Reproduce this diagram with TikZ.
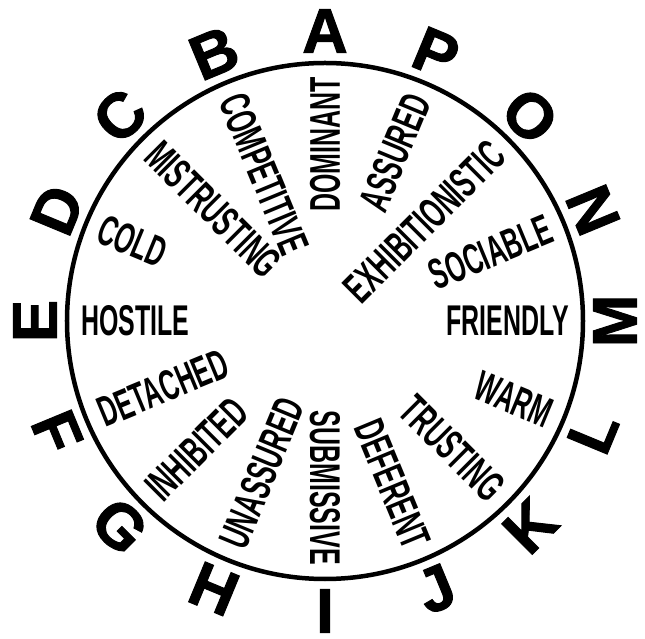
\documentclass[tikz,border=0pt]{standalone}
\usepackage{fontspec}
\newfontfamily\letterfont[FakeBold=1.5]{Liberation Sans Bold}
\newfontfamily\wordfont[FakeStretch=0.58]{Liberation Sans Bold}

\begin{document}
\begin{tikzpicture}[
    x=1pt, y=1pt,
    letter/.style={font=\letterfont\fontsize{63}{63}\selectfont, inner sep=0pt},
    word/.style={font=\wordfont\fontsize{43}{43}\selectfont, inner sep=0pt},
    ring/.style={line width=4.5pt}
]
    \useasboundingbox (-325,-318) rectangle (320,321);

    % 圆心与外圆
    \coordinate (O) at (0,0);
    \draw[ring] (O) circle[radius=258];

    % 外圈字母 (A 在正上方, 逆时针)
    \node[letter, rotate=0]     (A) at (90:290)    {A};
    \node[letter, rotate=22.5]  (B) at (112.5:290) {B};
    \node[letter, rotate=45]    (C) at (135:290)   {C};
    \node[letter, rotate=67.5]  (D) at (157.5:290) {D};
    \node[letter, rotate=90]    (E) at (180:290)   {E};
    \node[letter, rotate=-67.5] (F) at (202.5:290) {F};
    \node[letter, rotate=-45]   (G) at (225:290)   {G};
    \node[letter, rotate=-22.5] (H) at (247.5:290) {H};
    \node[letter, rotate=0]     (I) at (270:290)   {I};
    \node[letter, rotate=22.5]  (J) at (292.5:290) {J};
    \node[letter, rotate=45]    (K) at (315:290)   {K};
    \node[letter, rotate=67.5]  (L) at (337.5:290) {L};
    \node[letter, rotate=90]    (M) at (0:290)     {M};
    \node[letter, rotate=-67.5] (N) at (22.5:290)  {N};
    \node[letter, rotate=-45]   (O') at (45:290)   {O};
    \node[letter, rotate=-22.5] (P) at (67.5:290)  {P};

    % 左半圈的词 (从圆周向内读)
    \node[word, anchor=west, rotate=-67.5] (competitive) at (112.5:244) {COMPETITIVE};
    \node[word, anchor=west, rotate=-45]   (mistrusting) at (135:244)   {MISTRUSTING};
    \node[word, anchor=west, rotate=-22.5] (cold)        at (157.5:244) {COLD};
    \node[word, anchor=west, rotate=0]     (hostile)     at (180:244)   {HOSTILE};
    \node[word, anchor=west, rotate=22.5]  (detached)    at (202.5:244) {DETACHED};
    \node[word, anchor=west, rotate=45]    (inhibited)   at (225:244)   {INHIBITED};
    \node[word, anchor=west, rotate=67.5]  (unassured)   at (247.5:244) {UNASSURED};

    % 右半圈的词 (向外读到圆周)
    \node[word, anchor=east, rotate=90]    (dominant)    at (90:244)    {DOMINANT};
    \node[word, anchor=east, rotate=-90]   (submissive)  at (270:244)   {SUBMISSIVE};
    \node[word, anchor=east, rotate=-67.5] (deferent)    at (292.5:244) {DEFERENT};
    \node[word, anchor=east, rotate=-45]   (trusting)    at (315:244)   {TRUSTING};
    \node[word, anchor=east, rotate=-22.5] (warm)        at (337.5:244) {WARM};
    \node[word, anchor=east, rotate=0]     (friendly)    at (0:244)     {FRIENDLY};
    \node[word, anchor=east, rotate=22.5]  (sociable)    at (22.5:244)  {SOCIABLE};
    \node[word, anchor=east, rotate=45]    (exhibit)     at (45:244)    {EXHIBITIONISTIC};
    \node[word, anchor=east, rotate=67.5]  (assured)     at (67.5:244)  {ASSURED};

\end{tikzpicture}
\end{document}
..............................
> Exercise prompt:
Copy nothing but the lines from the first one in the listing through the line with "rotate=-22.5] (P) at", and omit the pictures.

> Exercise result:
Reproduce this diagram with TikZ.
\documentclass[tikz,border=0pt]{standalone}
\usepackage{fontspec}
\newfontfamily\letterfont[FakeBold=1.5]{Liberation Sans Bold}
\newfontfamily\wordfont[FakeStretch=0.58]{Liberation Sans Bold}

\begin{document}
\begin{tikzpicture}[
    x=1pt, y=1pt,
    letter/.style={font=\letterfont\fontsize{63}{63}\selectfont, inner sep=0pt},
    word/.style={font=\wordfont\fontsize{43}{43}\selectfont, inner sep=0pt},
    ring/.style={line width=4.5pt}
]
    \useasboundingbox (-325,-318) rectangle (320,321);

    % 圆心与外圆
    \coordinate (O) at (0,0);
    \draw[ring] (O) circle[radius=258];

    % 外圈字母 (A 在正上方, 逆时针)
    \node[letter, rotate=0]     (A) at (90:290)    {A};
    \node[letter, rotate=22.5]  (B) at (112.5:290) {B};
    \node[letter, rotate=45]    (C) at (135:290)   {C};
    \node[letter, rotate=67.5]  (D) at (157.5:290) {D};
    \node[letter, rotate=90]    (E) at (180:290)   {E};
    \node[letter, rotate=-67.5] (F) at (202.5:290) {F};
    \node[letter, rotate=-45]   (G) at (225:290)   {G};
    \node[letter, rotate=-22.5] (H) at (247.5:290) {H};
    \node[letter, rotate=0]     (I) at (270:290)   {I};
    \node[letter, rotate=22.5]  (J) at (292.5:290) {J};
    \node[letter, rotate=45]    (K) at (315:290)   {K};
    \node[letter, rotate=67.5]  (L) at (337.5:290) {L};
    \node[letter, rotate=90]    (M) at (0:290)     {M};
    \node[letter, rotate=-67.5] (N) at (22.5:290)  {N};
    \node[letter, rotate=-45]   (O') at (45:290)   {O};
    \node[letter, rotate=-22.5] (P) at (67.5:290)  {P};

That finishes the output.